Set exercise: Leave the pictures out, and retype all of the material exactly as written.

(Source code of charts)
——————

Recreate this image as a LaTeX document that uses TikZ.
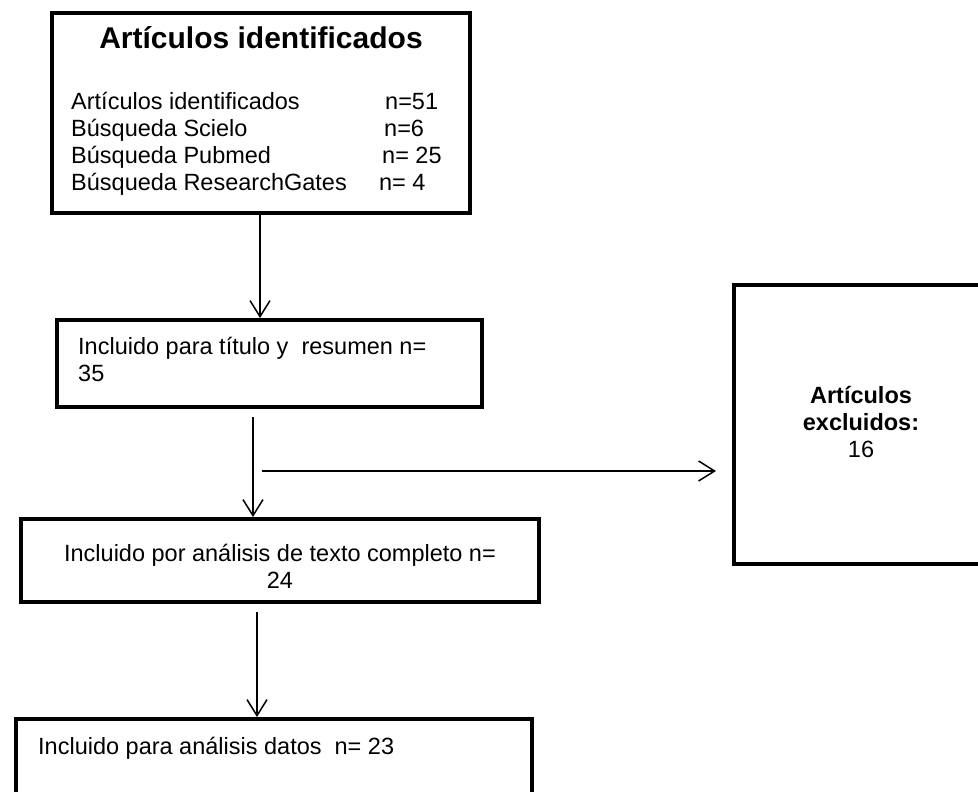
\documentclass[tikz,border=0pt]{standalone}
\usepackage{fontspec}
\setmainfont{Liberation Sans}
\usetikzlibrary{arrows.meta, positioning, calc}
\newcommand{\countrow}[3]{\makebox[#1pt][l]{#2}#3}
\tikzset{
  flowbox/.style = {
    draw,
    line width=4pt,
    inner sep=0pt,
    anchor=north west,
  },
  boxtext/.style = {
    inner sep=0pt,
    font=\fontsize{23.5}{27}\selectfont,
  },
  titletext/.style = {
    inner sep=0pt,
    font=\fontsize{30}{34}\selectfont\bfseries,
  },
  flow/.style = {
    -{Straight Barb[length=16pt, width=20pt]},
    line width=1.5pt,
  },
}

\begin{document}
\begin{tikzpicture}[x=1pt, y=-1pt]
\useasboundingbox (0,0) rectangle (978,792);
\clip (0,0) rectangle (978,792);

% boxes
\node[flowbox, minimum width=418, minimum height=200] (identified) at (50,11) {};
\node[flowbox, minimum width=425, minimum height=87] (screened) at (55,318) {};
\node[flowbox, minimum width=518, minimum height=83] (fulltext) at (19,517) {};
\node[flowbox, minimum width=258, minimum height=279] (excluded) at (732,283) {};
\node[flowbox, minimum width=516, minimum height=100] (analysis) at (14,717) {};

% texts
\node[titletext, anchor=base] (identifiedTitle) at (identified.north |- 0,49) {Artículos identificados};
\node[boxtext, anchor=base west] (identifiedList) at (71,110) {%
  \begin{tabular}[t]{@{}l@{}}
    \countrow{314}{Artículos identificados}{n=51}\\
    \countrow{313}{Búsqueda Scielo}{n=6}\\
    \countrow{311}{Búsqueda Pubmed}{n= 25}\\
    \countrow{308}{Búsqueda ResearchGates}{n= 4}
  \end{tabular}};
\node[boxtext, anchor=base west] (screenedText) at (78,354) {%
  \begin{tabular}[t]{@{}l@{}}
    Incluido para título y\ \ resumen n=\\
    35
  \end{tabular}};
\node[boxtext, anchor=base] (fulltextText) at (fulltext.north |- 0,561) {%
  \begin{tabular}[t]{@{}c@{}}
    Incluido por análisis de texto completo n=\\
    24
  \end{tabular}};
\node[boxtext, anchor=base] (excludedText) at (861,403) {%
  \begin{tabular}[t]{@{}c@{}}
    \textbf{Artículos}\\
    \textbf{excluidos:}\\
    16
  \end{tabular}};
\node[boxtext, anchor=base west] (analysisText) at (38,754) {Incluido para análisis datos\ \ n= 23};

% connectors
\coordinate (a1) at (260,0);
\draw[flow] (identified.south -| a1) -- (screened.north -| a1);

\coordinate (a2) at (253,417);
\draw[flow] (a2) -- (a2 |- fulltext.north);

\coordinate (a3) at (262,471);
\draw[flow] (a3) -- ($(excluded.west |- a3)+(-16,0)$);

\coordinate (a4) at (257,612);
\draw[flow] (a4) -- (a4 |- analysis.north);

\end{tikzpicture}
\end{document}
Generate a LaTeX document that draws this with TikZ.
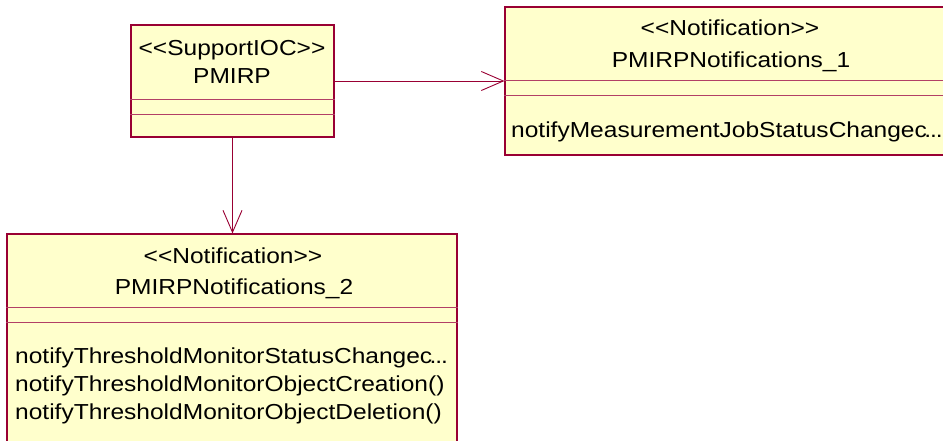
\documentclass[tikz,border=0pt]{standalone}
\usepackage{fontspec}
\setmainfont{Liberation Sans}[FakeStretch=1.13]
\usetikzlibrary{arrows.meta}
\definecolor{roseline}{RGB}{153,0,51}
\definecolor{rosefill}{RGB}{255,255,204}

\begin{document}
\begin{tikzpicture}[x=1pt, y=-1pt,
	classbox/.style={draw=roseline, fill=rosefill, line width=1.1pt, inner sep=0pt},
	divider/.style={draw=roseline!75, line width=0.9pt},
	txt/.style={anchor=base, inner sep=0pt, font=\fontsize{21.7}{28}\selectfont},
	optxt/.style={txt, anchor=base west},
	assoc/.style={draw=roseline, line width=0.9pt, -{Straight Barb[length=22pt, width=19pt]}}]
	%%%%% frame %%%%%
	\useasboundingbox (0,0) rectangle (943,441);
	\clip (0,0) rectangle (943,441);
	
	%%%%% classes %%%%%
	\node[classbox, minimum width=203pt, minimum height=112pt] (pmirp) at (232.5,81) {};
	\node[classbox, minimum width=455pt, minimum height=148pt] (notifA) at (732.5,81) {};
	\node[classbox, minimum width=450pt, minimum height=246pt] (notifB) at (232,357) {};
	
	\draw[divider] (pmirp.west |- 0,99) -- (pmirp.east |- 0,99);
	\draw[divider] (pmirp.west |- 0,114) -- (pmirp.east |- 0,114);
	\draw[divider] (notifA.west |- 0,80) -- (notifA.east |- 0,80);
	\draw[divider] (notifA.west |- 0,95) -- (notifA.east |- 0,95);
	\draw[divider] (notifB.west |- 0,307) -- (notifB.east |- 0,307);
	\draw[divider] (notifB.west |- 0,322) -- (notifB.east |- 0,322);
	
	%%%%% texts %%%%%
	\node[txt] (pmirpStereo) at (232,56) {<\kern0pt<SupportIOC>\kern0pt>};
	\node[txt] (pmirpName) at (232,84) {PMIRP};
	
	\node[txt] (notifAStereo) at (730,36) {<\kern0pt<Notification>\kern0pt>};
	\node[txt] (notifAName) at (731,68) {PMIRPNotifications\_1};
	\node[optxt] (notifAOp) at (511,138) {notifyMeasurementJobStatusChangec\kern-0.12em.\kern-0.05em.\kern-0.05em.};
	
	\node[txt] (notifBStereo) at (233,263) {<\kern0pt<Notification>\kern0pt>};
	\node[txt] (notifBName) at (234,294) {PMIRPNotifications\_2};
	\node[optxt] (notifBOpA) at (15,363) {notifyThresholdMonitorStatusChangec\kern-0.12em.\kern-0.05em.\kern-0.05em.};
	\node[optxt] (notifBOpB) at (15,391) {notifyThresholdMonitorObjectCreation()};
	\node[optxt] (notifBOpC) at (15,419) {notifyThresholdMonitorObjectDeletion()};
	
	%%%%% associations %%%%%
	\draw[assoc] (pmirp.east) -- (notifA.west);
	\draw[assoc] (pmirp.south) -- (pmirp.south |- notifB.north);
\end{tikzpicture}
\end{document}
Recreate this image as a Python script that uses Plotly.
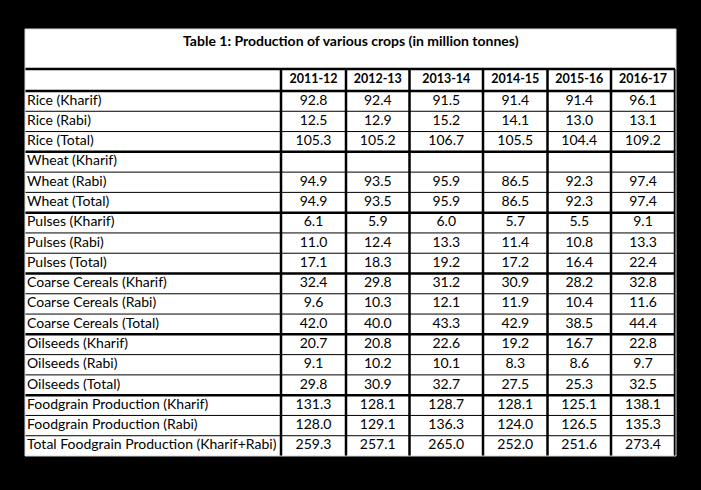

——————

Task result:
Recreate this image as a LaTeX document that uses TikZ.
\documentclass[tikz,border=0pt]{standalone}
\usepackage{fontspec}
\setmainfont{Liberation Sans}
\usetikzlibrary{arrows.meta, positioning, calc}
\newcommand{\countrow}[3]{\makebox[#1pt][l]{#2}#3}
\tikzset{
  flowbox/.style = {
    draw,
    line width=4pt,
    inner sep=0pt,
    anchor=north west,
  },
  boxtext/.style = {
    inner sep=0pt,
    font=\fontsize{23.5}{27}\selectfont,
  },
  titletext/.style = {
    inner sep=0pt,
    font=\fontsize{30}{34}\selectfont\bfseries,
  },
  flow/.style = {
    -{Straight Barb[length=16pt, width=20pt]},
    line width=1.5pt,
  },
}

\begin{document}
\begin{tikzpicture}[x=1pt, y=-1pt]
\useasboundingbox (0,0) rectangle (978,792);
\clip (0,0) rectangle (978,792);

% boxes
\node[flowbox, minimum width=418, minimum height=200] (identified) at (50,11) {};
\node[flowbox, minimum width=425, minimum height=87] (screened) at (55,318) {};
\node[flowbox, minimum width=518, minimum height=83] (fulltext) at (19,517) {};
\node[flowbox, minimum width=258, minimum height=279] (excluded) at (732,283) {};
\node[flowbox, minimum width=516, minimum height=100] (analysis) at (14,717) {};

% texts
\node[titletext, anchor=base] (identifiedTitle) at (identified.north |- 0,49) {Artículos identificados};
\node[boxtext, anchor=base west] (identifiedList) at (71,110) {%
  \begin{tabular}[t]{@{}l@{}}
    \countrow{314}{Artículos identificados}{n=51}\\
    \countrow{313}{Búsqueda Scielo}{n=6}\\
    \countrow{311}{Búsqueda Pubmed}{n= 25}\\
    \countrow{308}{Búsqueda ResearchGates}{n= 4}
  \end{tabular}};
\node[boxtext, anchor=base west] (screenedText) at (78,354) {%
  \begin{tabular}[t]{@{}l@{}}
    Incluido para título y\ \ resumen n=\\
    35
  \end{tabular}};
\node[boxtext, anchor=base] (fulltextText) at (fulltext.north |- 0,561) {%
  \begin{tabular}[t]{@{}c@{}}
    Incluido por análisis de texto completo n=\\
    24
  \end{tabular}};
\node[boxtext, anchor=base] (excludedText) at (861,403) {%
  \begin{tabular}[t]{@{}c@{}}
    \textbf{Artículos}\\
    \textbf{excluidos:}\\
    16
  \end{tabular}};
\node[boxtext, anchor=base west] (analysisText) at (38,754) {Incluido para análisis datos\ \ n= 23};

% connectors
\coordinate (a1) at (260,0);
\draw[flow] (identified.south -| a1) -- (screened.north -| a1);

\coordinate (a2) at (253,417);
\draw[flow] (a2) -- (a2 |- fulltext.north);

\coordinate (a3) at (262,471);
\draw[flow] (a3) -- ($(excluded.west |- a3)+(-16,0)$);

\coordinate (a4) at (257,612);
\draw[flow] (a4) -- (a4 |- analysis.north);

\end{tikzpicture}
\end{document}
Generate a LaTeX document that draws this with TikZ.
\documentclass[tikz,border=0pt]{standalone}
\usepackage{fontspec}
\setmainfont{Liberation Sans}[FakeStretch=1.13]
\usetikzlibrary{arrows.meta}
\definecolor{roseline}{RGB}{153,0,51}
\definecolor{rosefill}{RGB}{255,255,204}

\begin{document}
\begin{tikzpicture}[x=1pt, y=-1pt,
	classbox/.style={draw=roseline, fill=rosefill, line width=1.1pt, inner sep=0pt},
	divider/.style={draw=roseline!75, line width=0.9pt},
	txt/.style={anchor=base, inner sep=0pt, font=\fontsize{21.7}{28}\selectfont},
	optxt/.style={txt, anchor=base west},
	assoc/.style={draw=roseline, line width=0.9pt, -{Straight Barb[length=22pt, width=19pt]}}]
	%%%%% frame %%%%%
	\useasboundingbox (0,0) rectangle (943,441);
	\clip (0,0) rectangle (943,441);
	
	%%%%% classes %%%%%
	\node[classbox, minimum width=203pt, minimum height=112pt] (pmirp) at (232.5,81) {};
	\node[classbox, minimum width=455pt, minimum height=148pt] (notifA) at (732.5,81) {};
	\node[classbox, minimum width=450pt, minimum height=246pt] (notifB) at (232,357) {};
	
	\draw[divider] (pmirp.west |- 0,99) -- (pmirp.east |- 0,99);
	\draw[divider] (pmirp.west |- 0,114) -- (pmirp.east |- 0,114);
	\draw[divider] (notifA.west |- 0,80) -- (notifA.east |- 0,80);
	\draw[divider] (notifA.west |- 0,95) -- (notifA.east |- 0,95);
	\draw[divider] (notifB.west |- 0,307) -- (notifB.east |- 0,307);
	\draw[divider] (notifB.west |- 0,322) -- (notifB.east |- 0,322);
	
	%%%%% texts %%%%%
	\node[txt] (pmirpStereo) at (232,56) {<\kern0pt<SupportIOC>\kern0pt>};
	\node[txt] (pmirpName) at (232,84) {PMIRP};
	
	\node[txt] (notifAStereo) at (730,36) {<\kern0pt<Notification>\kern0pt>};
	\node[txt] (notifAName) at (731,68) {PMIRPNotifications\_1};
	\node[optxt] (notifAOp) at (511,138) {notifyMeasurementJobStatusChangec\kern-0.12em.\kern-0.05em.\kern-0.05em.};
	
	\node[txt] (notifBStereo) at (233,263) {<\kern0pt<Notification>\kern0pt>};
	\node[txt] (notifBName) at (234,294) {PMIRPNotifications\_2};
	\node[optxt] (notifBOpA) at (15,363) {notifyThresholdMonitorStatusChangec\kern-0.12em.\kern-0.05em.\kern-0.05em.};
	\node[optxt] (notifBOpB) at (15,391) {notifyThresholdMonitorObjectCreation()};
	\node[optxt] (notifBOpC) at (15,419) {notifyThresholdMonitorObjectDeletion()};
	
	%%%%% associations %%%%%
	\draw[assoc] (pmirp.east) -- (notifA.west);
	\draw[assoc] (pmirp.south) -- (pmirp.south |- notifB.north);
\end{tikzpicture}
\end{document}
Recreate this image as a Python script that uses Plotly.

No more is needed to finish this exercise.